[Excerpted data start]
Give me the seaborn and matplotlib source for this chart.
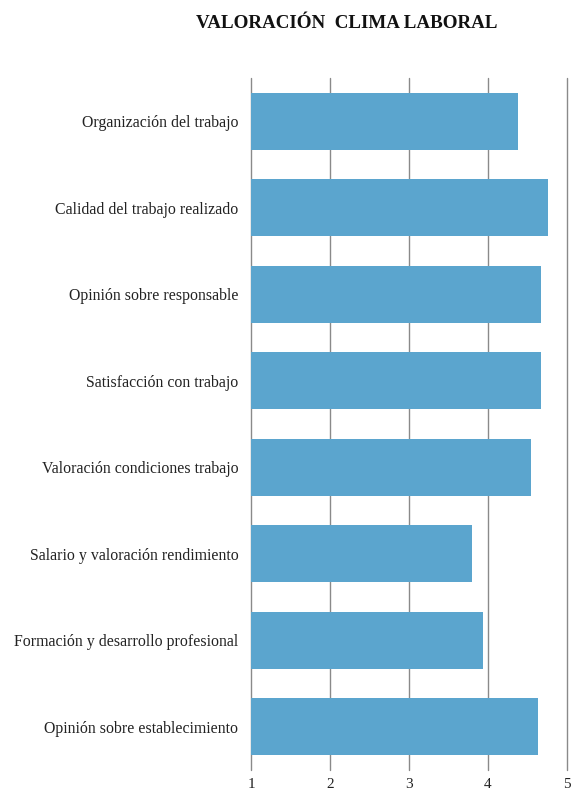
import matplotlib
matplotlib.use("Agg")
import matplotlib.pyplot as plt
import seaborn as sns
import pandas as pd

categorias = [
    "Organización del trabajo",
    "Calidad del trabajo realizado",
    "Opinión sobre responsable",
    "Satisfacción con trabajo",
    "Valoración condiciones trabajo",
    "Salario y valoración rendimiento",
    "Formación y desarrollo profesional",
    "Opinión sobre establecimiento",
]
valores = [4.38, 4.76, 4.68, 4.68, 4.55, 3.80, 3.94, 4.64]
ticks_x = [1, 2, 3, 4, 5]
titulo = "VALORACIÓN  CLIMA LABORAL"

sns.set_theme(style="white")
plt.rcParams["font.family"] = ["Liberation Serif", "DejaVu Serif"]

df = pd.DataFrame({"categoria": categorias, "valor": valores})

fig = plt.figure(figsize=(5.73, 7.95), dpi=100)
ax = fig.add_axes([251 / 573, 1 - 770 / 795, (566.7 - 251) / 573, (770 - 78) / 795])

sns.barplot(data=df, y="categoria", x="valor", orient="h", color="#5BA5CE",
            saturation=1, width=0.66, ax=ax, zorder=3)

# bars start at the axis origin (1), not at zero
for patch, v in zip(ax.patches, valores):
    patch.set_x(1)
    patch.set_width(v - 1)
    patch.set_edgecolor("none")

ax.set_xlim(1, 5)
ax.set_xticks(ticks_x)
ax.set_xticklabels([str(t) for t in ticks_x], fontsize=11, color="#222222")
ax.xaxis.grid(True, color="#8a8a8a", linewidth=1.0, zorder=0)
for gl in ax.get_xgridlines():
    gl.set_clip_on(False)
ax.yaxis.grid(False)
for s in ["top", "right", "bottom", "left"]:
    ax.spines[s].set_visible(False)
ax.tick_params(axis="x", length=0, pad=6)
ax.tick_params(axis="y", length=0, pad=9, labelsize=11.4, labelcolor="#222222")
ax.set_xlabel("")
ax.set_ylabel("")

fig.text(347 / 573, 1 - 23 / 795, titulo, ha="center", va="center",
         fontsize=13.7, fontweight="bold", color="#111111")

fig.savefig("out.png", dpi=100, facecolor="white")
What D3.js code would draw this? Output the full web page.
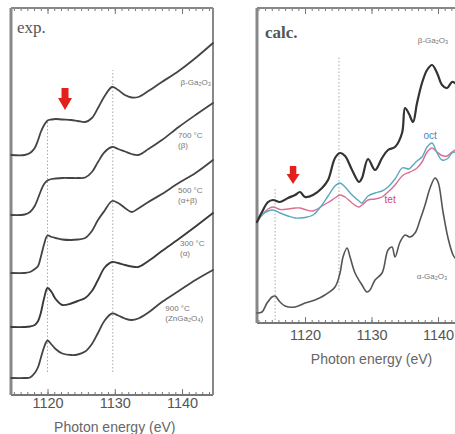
[Excerpted data end]
• What is expected: Set down the complete material exactly, but do not include the images.

• Written response:
Give me the seaborn and matplotlib source for this chart.
import matplotlib
matplotlib.use("Agg")
import matplotlib.pyplot as plt
import seaborn as sns
import pandas as pd

categorias = [
    "Organización del trabajo",
    "Calidad del trabajo realizado",
    "Opinión sobre responsable",
    "Satisfacción con trabajo",
    "Valoración condiciones trabajo",
    "Salario y valoración rendimiento",
    "Formación y desarrollo profesional",
    "Opinión sobre establecimiento",
]
valores = [4.38, 4.76, 4.68, 4.68, 4.55, 3.80, 3.94, 4.64]
ticks_x = [1, 2, 3, 4, 5]
titulo = "VALORACIÓN  CLIMA LABORAL"

sns.set_theme(style="white")
plt.rcParams["font.family"] = ["Liberation Serif", "DejaVu Serif"]

df = pd.DataFrame({"categoria": categorias, "valor": valores})

fig = plt.figure(figsize=(5.73, 7.95), dpi=100)
ax = fig.add_axes([251 / 573, 1 - 770 / 795, (566.7 - 251) / 573, (770 - 78) / 795])

sns.barplot(data=df, y="categoria", x="valor", orient="h", color="#5BA5CE",
            saturation=1, width=0.66, ax=ax, zorder=3)

# bars start at the axis origin (1), not at zero
for patch, v in zip(ax.patches, valores):
    patch.set_x(1)
    patch.set_width(v - 1)
    patch.set_edgecolor("none")

ax.set_xlim(1, 5)
ax.set_xticks(ticks_x)
ax.set_xticklabels([str(t) for t in ticks_x], fontsize=11, color="#222222")
ax.xaxis.grid(True, color="#8a8a8a", linewidth=1.0, zorder=0)
for gl in ax.get_xgridlines():
    gl.set_clip_on(False)
ax.yaxis.grid(False)
for s in ["top", "right", "bottom", "left"]:
    ax.spines[s].set_visible(False)
ax.tick_params(axis="x", length=0, pad=6)
ax.tick_params(axis="y", length=0, pad=9, labelsize=11.4, labelcolor="#222222")
ax.set_xlabel("")
ax.set_ylabel("")

fig.text(347 / 573, 1 - 23 / 795, titulo, ha="center", va="center",
         fontsize=13.7, fontweight="bold", color="#111111")

fig.savefig("out.png", dpi=100, facecolor="white")
What D3.js code would draw this? Output the full web page.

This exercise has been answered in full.